People in the country drink more than people in urban areas.
“The further you go away from a major city, the higher the drinking levels and the higher the risky drinking,” Professor Lee says.
And there are different drinking habits among Indigenous Australians, who often get lumped into one group.
“Fewer First Nations people drink, compared to the general community, but those that do drink tend to drink at higher levels,” Professor Lee says.
“Factors of colonisation, of the stolen generations, of trauma — all of those things are linked to higher alcohol consumption.”
On the decline
Yet there are cracks appearing in our close relationship with booze.
We’ve recently seen the rise of the ‘sober curious’, as Dry July has become increasingly popular, along with zero and low-strength alcohol products.
As perceptions around alcohol are slowly starting to shift, overall drinking rates are starting to go down in Australia — thanks to one particular demographic.
“[The fact that] drinking rates are going down is nearly entirely driven by young people,” Professor Lee says.
“People in their 20s are still the heaviest drinking group, but fewer of them are drinking. Those that do drink are drinking less [than previous generations] and they’re starting later… It’s a really big shift.”
So what’s behind this shift among young people?
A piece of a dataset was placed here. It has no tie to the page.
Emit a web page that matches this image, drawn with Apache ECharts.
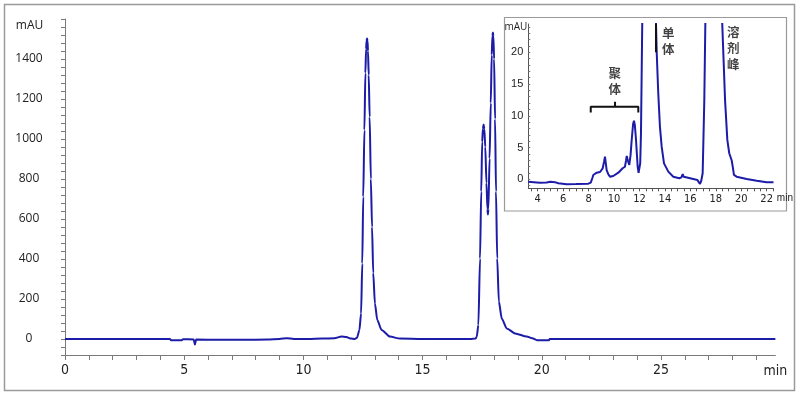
<!DOCTYPE html>
<html><head><meta charset="utf-8">
<script src="https://cdn.jsdelivr.net/npm/echarts@6/dist/echarts.min.js"></script>
<style>html,body{margin:0;padding:0;background:#fff}#c{width:800px;height:396px}</style>
</head><body><div id="c"></div>
<script>
// ---- main chromatogram (min, mAU) ----
const mainT = [0, 1, 2, 3, 4, 4.4, 4.45, 4.9, 4.95, 5.4, 5.45, 5.5, 6.5, 7.5, 8.5, 9.0, 9.3, 9.6, 10.2, 10.8, 11.3, 11.6, 11.8, 12.0, 12.15, 12.25, 12.35, 12.42, 12.47, 12.51, 12.56, 12.6, 12.63, 12.65, 12.67, 12.69, 12.71, 12.74, 12.78, 12.83, 12.88, 12.93, 13.0, 13.1, 13.28, 13.63, 14.05, 15, 16, 17.0, 17.22, 17.27, 17.34, 17.41, 17.46, 17.5, 17.53, 17.56, 17.59, 17.63, 17.68, 17.72, 17.74, 17.76, 17.81, 17.86, 17.9, 17.93, 17.95, 17.97, 18.0, 18.04, 18.08, 18.13, 18.2, 18.32, 18.53, 18.88, 19.37, 19.6, 19.8, 20.3, 20.33, 22, 25, 29.8];
const mainV = [0, 0, 0, 0, 0, 0, -6, -6, -1, -2, -28, -3, -4, -4, -3, 0, 4, 0, 0, 2, 4, 12, 10, 2, 0, 6, 45, 128, 378, 711, 1045, 1330, 1450, 1490, 1503, 1490, 1440, 1320, 1110, 800, 560, 330, 178, 95, 45, 12, 2, 0, 0, 0, 2, 10, 70, 403, 737, 986, 1050, 1073, 1050, 960, 780, 650, 623, 650, 903, 1180, 1420, 1515, 1533, 1515, 1400, 1100, 737, 403, 187, 103, 53, 28, 12, 4, -6, -6, 0, 0, 0, 0];
const mainXLabels = [0, 5, 10, 15, 20, 25];
const mainYLabels = [0, 200, 400, 600, 800, 1000, 1200, 1400];

// ---- inset (zoomed, min, mAU) ----
const insetT = [3.26, 3.7, 4.18, 4.7, 5.0, 5.15, 5.35, 5.62, 6.28, 7.0, 7.98, 8.17, 8.3, 8.37, 8.64, 8.9, 9.11, 9.22, 9.29, 9.35, 9.42, 9.55, 9.68, 9.94, 10.34, 10.68, 10.86, 10.95, 11.0, 11.08, 11.2, 11.3, 11.39, 11.5, 11.57, 11.64, 11.73, 11.86, 11.93, 11.99, 12.06, 12.12, 12.22, 12.75, 13.3, 13.36, 13.48, 13.61, 13.75, 13.93, 14.27, 14.66, 15.13, 15.3, 15.4, 15.48, 15.58, 16.23, 16.55, 16.7, 16.76, 16.85, 16.97, 17.1, 17.18, 17.85, 18.51, 18.73, 18.91, 19.06, 19.25, 19.35, 19.43, 19.64, 20.43, 21.22, 22.0, 22.54];
const insetV = [-0.38, -0.45, -0.53, -0.5, -0.4, -0.33, -0.45, -0.63, -0.79, -0.75, -0.69, -0.53, 0.2, 0.68, 1.04, 1.15, 1.73, 2.8, 3.56, 2.6, 1.46, 0.8, 0.41, 0.52, 1.04, 1.73, 1.98, 3.0, 3.67, 3.0, 2.25, 3.8, 6.19, 8.7, 9.23, 8.5, 6.19, 1.98, 1.0, 0.94, 2.5, 7.24, 24.6, 1500, 24.5, 19.8, 13.5, 8.3, 5.1, 2.5, 1.2, 0.41, 0.16, 0.3, 0.83, 0.4, 0.16, 0.05, -0.1, -0.4, -0.74, -0.3, 0.94, 12.5, 24.5, 1500, 24.5, 12.5, 6.2, 4.1, 3.0, 1.8, 0.68, 0.41, 0.05, -0.22, -0.47, -0.47];
const insetXLabels = [4, 6, 8, 10, 12, 14, 16, 18, 20, 22];
const insetYLabels = [0, 5, 10, 15, 20];

// annotations (inset coordinates)
const bracketT = [8.17, 8.17, 10.08, 10.08, 10.08, 11.91, 11.91];
const bracketV = [10.5, 11.43, 11.43, 12.2, 11.43, 11.43, 10.5];
const markerT = [13.3, 13.3];
const markerV = [24.45, 20];
const noteText = ['聚\n体', '单\n体', '溶\n剂\n峰'];
const noteT = [10.05, 14.27, 19.38];
const noteV = [15.4, 21.7, 20.6];

const zip = (a, b) => a.map((x, i) => [x, b[i]]);
const range = (a, b, s) => { const r = []; for (let v = a; v <= b + 1e-9; v += s) r.push(+v.toFixed(4)); return r; };
const plain = v => String(v);

const axisGrey = '#7a7a7a';
const lineBlue = '#1c1ca8';

const chart = echarts.init(document.getElementById('c'), null, {renderer: 'canvas'});
chart.setOption({
  animation: false,
  backgroundColor: '#fff',
  graphic: [
    {type: 'rect', z: -10, shape: {x: 4.5, y: 4.5, width: 790, height: 386}, style: {fill: '#fff', stroke: '#9a9a9a', lineWidth: 1.5}},
    {type: 'rect', z: -9, shape: {x: 504.5, y: 17.5, width: 282, height: 193.5}, style: {fill: '#fff', stroke: '#9a9a9a', lineWidth: 1.2}}
  ],
  grid: [
    {left: 65, right: 24.6, top: 19, bottom: 41},
    {left: 528.3, right: 26.5, top: 24, bottom: 207.7}
  ],
  xAxis: [
    {type: 'value', gridIndex: 0, min: 0, max: 29.8,
     name: 'min', nameLocation: 'end', nameGap: 0,
     nameTextStyle: {fontFamily: 'Liberation Sans Narrow, DejaVu Sans Condensed, sans-serif', fontSize: 14, color: '#222', align: 'center', verticalAlign: 'top', padding: [9, 0, 0, 0]},
     axisLine: {show: true, onZero: false, lineStyle: {color: axisGrey, width: 1}},
     axisTick: {show: true, inside: false, length: 5, customValues: range(0, 29, 1), lineStyle: {color: axisGrey}},
     axisLabel: {customValues: mainXLabels, formatter: plain, margin: 8, fontFamily: 'Liberation Sans Narrow, DejaVu Sans Condensed, sans-serif', fontSize: 14, color: '#222'},
     splitLine: {show: false}},
    {type: 'value', gridIndex: 1, min: 3.26, max: 22.54,
     name: 'min', nameLocation: 'end', nameGap: 1,
     nameTextStyle: {fontFamily: 'Liberation Sans, sans-serif', fontSize: 10, color: '#222', align: 'left', verticalAlign: 'top', padding: [5, 0, 0, 0]},
     axisLine: {show: true, onZero: false, lineStyle: {color: '#555', width: 1}},
     axisTick: {show: true, inside: false, length: 3, customValues: range(3.5, 22.5, 0.5), lineStyle: {color: '#555'}},
     axisLabel: {customValues: insetXLabels, formatter: plain, margin: 5, fontFamily: 'Liberation Sans Narrow, DejaVu Sans Condensed, sans-serif', fontSize: 11, color: '#222'},
     splitLine: {show: false}}
  ],
  yAxis: [
    {type: 'value', gridIndex: 0, min: -80, max: 1600,
     name: 'mAU', nameLocation: 'end', nameGap: -7,
     nameTextStyle: {fontFamily: 'Open Sans, sans-serif', fontSize: 12, color: '#222', align: 'center', verticalAlign: 'middle', padding: [0, 71, 0, 0]},
     axisLine: {show: true, onZero: false, lineStyle: {color: axisGrey, width: 1}},
     axisTick: {show: true, inside: false, length: 4, customValues: range(-80, 1600, 40), lineStyle: {color: axisGrey}},
     axisLabel: {customValues: mainYLabels, formatter: plain, margin: 36, align: 'center', fontFamily: 'Open Sans, sans-serif', fontSize: 12, color: '#222'},
     splitLine: {show: false}},
    {type: 'value', gridIndex: 1, min: -1.42, max: 24.45,
     name: 'mAU', nameLocation: 'end', nameGap: -3,
     nameTextStyle: {fontFamily: 'Open Sans, sans-serif', fontSize: 10, color: '#222', align: 'right', verticalAlign: 'middle', padding: [0, 1, 0, 0]},
     axisLine: {show: true, onZero: false, lineStyle: {color: '#555', width: 1}},
     axisTick: {show: true, inside: true, length: 2, customValues: range(-1, 24, 1), lineStyle: {color: '#777'}},
     axisLabel: {customValues: insetYLabels, formatter: plain, margin: 5, fontFamily: 'Liberation Sans, sans-serif', fontSize: 11, color: '#222'},
     splitLine: {show: false}}
  ],
  series: [
    {type: 'line', xAxisIndex: 0, yAxisIndex: 0, data: zip(mainT, mainV), showSymbol: false, clip: true,
     smooth: 0.25, smoothMonotone: 'x',
     lineStyle: {color: lineBlue, width: 2}, z: 3},
    {type: 'line', xAxisIndex: 1, yAxisIndex: 1, data: zip(insetT, insetV), showSymbol: false, clip: true,
     lineStyle: {color: lineBlue, width: 2}, z: 3},
    {type: 'line', xAxisIndex: 1, yAxisIndex: 1, data: zip(bracketT, bracketV), showSymbol: false,
     lineStyle: {color: '#111', width: 2}, z: 4},
    {type: 'line', xAxisIndex: 1, yAxisIndex: 1, data: zip(markerT, markerV), showSymbol: false,
     lineStyle: {color: '#111', width: 2}, z: 4},
    {type: 'scatter', xAxisIndex: 1, yAxisIndex: 1, symbolSize: 0, z: 5,
     data: noteText.map((s, i) => ({name: s, value: [noteT[i], noteV[i]]})),
     label: {show: true, position: 'inside', formatter: p => p.name, color: '#111',
       fontFamily: 'Noto Sans CJK SC, sans-serif', fontSize: 12.5, fontWeight: 'bold', lineHeight: 16}}
  ]
});
</script></body></html>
Experts say it’s thanks to a mix of education, awareness and different priorities.
“There’s a lot more talking about [alcohol consumption]. It’s a lot more visible when there’s problems — those problems are more often reported on,” Professor Lee says.
“[Young people] are being healthier, they’re probably more conscious of their appearance — alcohol is really the only drug that makes you fat by just taking it … Also I feel like young people are much more ambitious than my generation.”
Or, as Professor Midford puts it: “Young people are much more savvy, I think, about the effects of alcohol than those 20 or 30 years ago.”